Omit all pictures, then retype the data exactly as given.

### DATA SEGMENT
______

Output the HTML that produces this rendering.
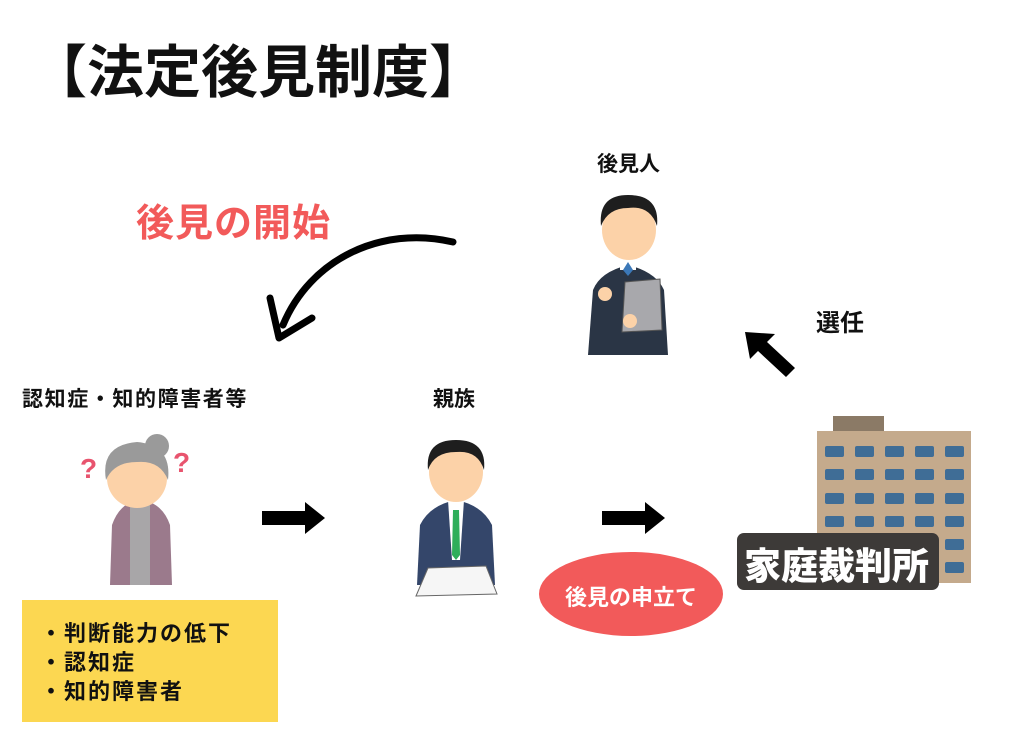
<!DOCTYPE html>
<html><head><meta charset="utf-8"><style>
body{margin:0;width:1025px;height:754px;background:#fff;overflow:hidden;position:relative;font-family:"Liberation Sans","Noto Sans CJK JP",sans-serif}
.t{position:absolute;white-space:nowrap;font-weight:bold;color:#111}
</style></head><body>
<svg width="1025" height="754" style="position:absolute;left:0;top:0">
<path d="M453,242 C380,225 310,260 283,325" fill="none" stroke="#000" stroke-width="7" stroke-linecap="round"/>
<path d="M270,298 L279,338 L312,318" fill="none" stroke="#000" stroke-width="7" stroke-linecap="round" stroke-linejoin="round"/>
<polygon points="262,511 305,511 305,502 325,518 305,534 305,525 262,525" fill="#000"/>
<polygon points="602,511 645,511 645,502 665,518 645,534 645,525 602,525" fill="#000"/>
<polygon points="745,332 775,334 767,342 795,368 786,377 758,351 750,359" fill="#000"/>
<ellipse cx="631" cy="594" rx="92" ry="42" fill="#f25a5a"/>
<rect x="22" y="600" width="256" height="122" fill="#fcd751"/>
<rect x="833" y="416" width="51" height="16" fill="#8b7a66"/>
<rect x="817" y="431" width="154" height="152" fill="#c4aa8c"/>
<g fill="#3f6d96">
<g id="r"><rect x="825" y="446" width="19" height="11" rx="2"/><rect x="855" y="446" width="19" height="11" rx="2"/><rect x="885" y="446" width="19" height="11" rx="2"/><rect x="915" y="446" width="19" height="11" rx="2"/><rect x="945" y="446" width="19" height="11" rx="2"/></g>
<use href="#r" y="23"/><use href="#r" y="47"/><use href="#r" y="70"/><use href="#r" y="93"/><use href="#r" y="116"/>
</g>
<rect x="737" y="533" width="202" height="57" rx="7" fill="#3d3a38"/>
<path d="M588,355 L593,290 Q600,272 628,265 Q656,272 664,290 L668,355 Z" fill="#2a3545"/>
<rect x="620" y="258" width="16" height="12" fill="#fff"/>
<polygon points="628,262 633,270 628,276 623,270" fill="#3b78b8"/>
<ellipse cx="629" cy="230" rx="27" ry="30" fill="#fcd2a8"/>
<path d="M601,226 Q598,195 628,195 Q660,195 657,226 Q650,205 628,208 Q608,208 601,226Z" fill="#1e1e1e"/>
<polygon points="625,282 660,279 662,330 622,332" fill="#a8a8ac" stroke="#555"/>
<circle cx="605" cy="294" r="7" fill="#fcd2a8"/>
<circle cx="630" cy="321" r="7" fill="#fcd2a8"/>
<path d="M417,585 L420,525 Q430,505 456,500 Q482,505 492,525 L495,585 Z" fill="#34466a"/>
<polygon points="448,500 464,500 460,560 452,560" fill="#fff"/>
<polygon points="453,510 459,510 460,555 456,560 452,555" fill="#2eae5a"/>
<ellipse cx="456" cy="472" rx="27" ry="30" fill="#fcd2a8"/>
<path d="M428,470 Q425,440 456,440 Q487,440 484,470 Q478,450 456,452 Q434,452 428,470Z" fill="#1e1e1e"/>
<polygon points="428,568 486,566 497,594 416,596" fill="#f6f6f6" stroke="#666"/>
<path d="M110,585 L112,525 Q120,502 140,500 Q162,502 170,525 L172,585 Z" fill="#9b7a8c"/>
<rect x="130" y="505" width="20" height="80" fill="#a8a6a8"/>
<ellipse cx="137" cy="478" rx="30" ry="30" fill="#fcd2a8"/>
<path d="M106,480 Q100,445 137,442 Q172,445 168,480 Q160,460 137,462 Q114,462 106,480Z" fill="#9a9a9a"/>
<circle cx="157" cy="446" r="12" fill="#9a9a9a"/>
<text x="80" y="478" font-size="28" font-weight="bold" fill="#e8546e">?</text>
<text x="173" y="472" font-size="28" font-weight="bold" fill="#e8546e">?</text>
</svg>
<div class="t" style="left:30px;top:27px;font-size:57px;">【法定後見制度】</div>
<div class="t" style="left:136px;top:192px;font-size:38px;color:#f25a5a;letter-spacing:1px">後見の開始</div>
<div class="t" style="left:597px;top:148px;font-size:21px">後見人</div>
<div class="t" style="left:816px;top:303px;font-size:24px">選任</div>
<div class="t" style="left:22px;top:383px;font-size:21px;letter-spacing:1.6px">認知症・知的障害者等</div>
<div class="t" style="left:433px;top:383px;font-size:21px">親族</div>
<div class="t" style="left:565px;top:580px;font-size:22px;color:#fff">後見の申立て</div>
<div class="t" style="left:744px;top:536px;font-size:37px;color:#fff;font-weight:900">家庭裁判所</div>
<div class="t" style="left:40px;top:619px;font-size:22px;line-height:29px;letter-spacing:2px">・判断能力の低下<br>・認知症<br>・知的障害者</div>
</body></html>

______

### FINAL ANSWER
Output the HTML that produces this rendering.
<!DOCTYPE html>
<html><head><meta charset="utf-8"><style>
body{margin:0;width:1025px;height:754px;background:#fff;overflow:hidden;position:relative;font-family:"Liberation Sans","Noto Sans CJK JP",sans-serif}
.t{position:absolute;white-space:nowrap;font-weight:bold;color:#111}
</style></head><body>
<svg width="1025" height="754" style="position:absolute;left:0;top:0">
<path d="M453,242 C380,225 310,260 283,325" fill="none" stroke="#000" stroke-width="7" stroke-linecap="round"/>
<path d="M270,298 L279,338 L312,318" fill="none" stroke="#000" stroke-width="7" stroke-linecap="round" stroke-linejoin="round"/>
<polygon points="262,511 305,511 305,502 325,518 305,534 305,525 262,525" fill="#000"/>
<polygon points="602,511 645,511 645,502 665,518 645,534 645,525 602,525" fill="#000"/>
<polygon points="745,332 775,334 767,342 795,368 786,377 758,351 750,359" fill="#000"/>
<ellipse cx="631" cy="594" rx="92" ry="42" fill="#f25a5a"/>
<rect x="22" y="600" width="256" height="122" fill="#fcd751"/>
<rect x="833" y="416" width="51" height="16" fill="#8b7a66"/>
<rect x="817" y="431" width="154" height="152" fill="#c4aa8c"/>
<g fill="#3f6d96">
<g id="r"><rect x="825" y="446" width="19" height="11" rx="2"/><rect x="855" y="446" width="19" height="11" rx="2"/><rect x="885" y="446" width="19" height="11" rx="2"/><rect x="915" y="446" width="19" height="11" rx="2"/><rect x="945" y="446" width="19" height="11" rx="2"/></g>
<use href="#r" y="23"/><use href="#r" y="47"/><use href="#r" y="70"/><use href="#r" y="93"/><use href="#r" y="116"/>
</g>
<rect x="737" y="533" width="202" height="57" rx="7" fill="#3d3a38"/>
<path d="M588,355 L593,290 Q600,272 628,265 Q656,272 664,290 L668,355 Z" fill="#2a3545"/>
<rect x="620" y="258" width="16" height="12" fill="#fff"/>
<polygon points="628,262 633,270 628,276 623,270" fill="#3b78b8"/>
<ellipse cx="629" cy="230" rx="27" ry="30" fill="#fcd2a8"/>
<path d="M601,226 Q598,195 628,195 Q660,195 657,226 Q650,205 628,208 Q608,208 601,226Z" fill="#1e1e1e"/>
<polygon points="625,282 660,279 662,330 622,332" fill="#a8a8ac" stroke="#555"/>
<circle cx="605" cy="294" r="7" fill="#fcd2a8"/>
<circle cx="630" cy="321" r="7" fill="#fcd2a8"/>
<path d="M417,585 L420,525 Q430,505 456,500 Q482,505 492,525 L495,585 Z" fill="#34466a"/>
<polygon points="448,500 464,500 460,560 452,560" fill="#fff"/>
<polygon points="453,510 459,510 460,555 456,560 452,555" fill="#2eae5a"/>
<ellipse cx="456" cy="472" rx="27" ry="30" fill="#fcd2a8"/>
<path d="M428,470 Q425,440 456,440 Q487,440 484,470 Q478,450 456,452 Q434,452 428,470Z" fill="#1e1e1e"/>
<polygon points="428,568 486,566 497,594 416,596" fill="#f6f6f6" stroke="#666"/>
<path d="M110,585 L112,525 Q120,502 140,500 Q162,502 170,525 L172,585 Z" fill="#9b7a8c"/>
<rect x="130" y="505" width="20" height="80" fill="#a8a6a8"/>
<ellipse cx="137" cy="478" rx="30" ry="30" fill="#fcd2a8"/>
<path d="M106,480 Q100,445 137,442 Q172,445 168,480 Q160,460 137,462 Q114,462 106,480Z" fill="#9a9a9a"/>
<circle cx="157" cy="446" r="12" fill="#9a9a9a"/>
<text x="80" y="478" font-size="28" font-weight="bold" fill="#e8546e">?</text>
<text x="173" y="472" font-size="28" font-weight="bold" fill="#e8546e">?</text>
</svg>
<div class="t" style="left:30px;top:27px;font-size:57px;">【法定後見制度】</div>
<div class="t" style="left:136px;top:192px;font-size:38px;color:#f25a5a;letter-spacing:1px">後見の開始</div>
<div class="t" style="left:597px;top:148px;font-size:21px">後見人</div>
<div class="t" style="left:816px;top:303px;font-size:24px">選任</div>
<div class="t" style="left:22px;top:383px;font-size:21px;letter-spacing:1.6px">認知症・知的障害者等</div>
<div class="t" style="left:433px;top:383px;font-size:21px">親族</div>
<div class="t" style="left:565px;top:580px;font-size:22px;color:#fff">後見の申立て</div>
<div class="t" style="left:744px;top:536px;font-size:37px;color:#fff;font-weight:900">家庭裁判所</div>
<div class="t" style="left:40px;top:619px;font-size:22px;line-height:29px;letter-spacing:2px">・判断能力の低下<br>・認知症<br>・知的障害者</div>
</body></html>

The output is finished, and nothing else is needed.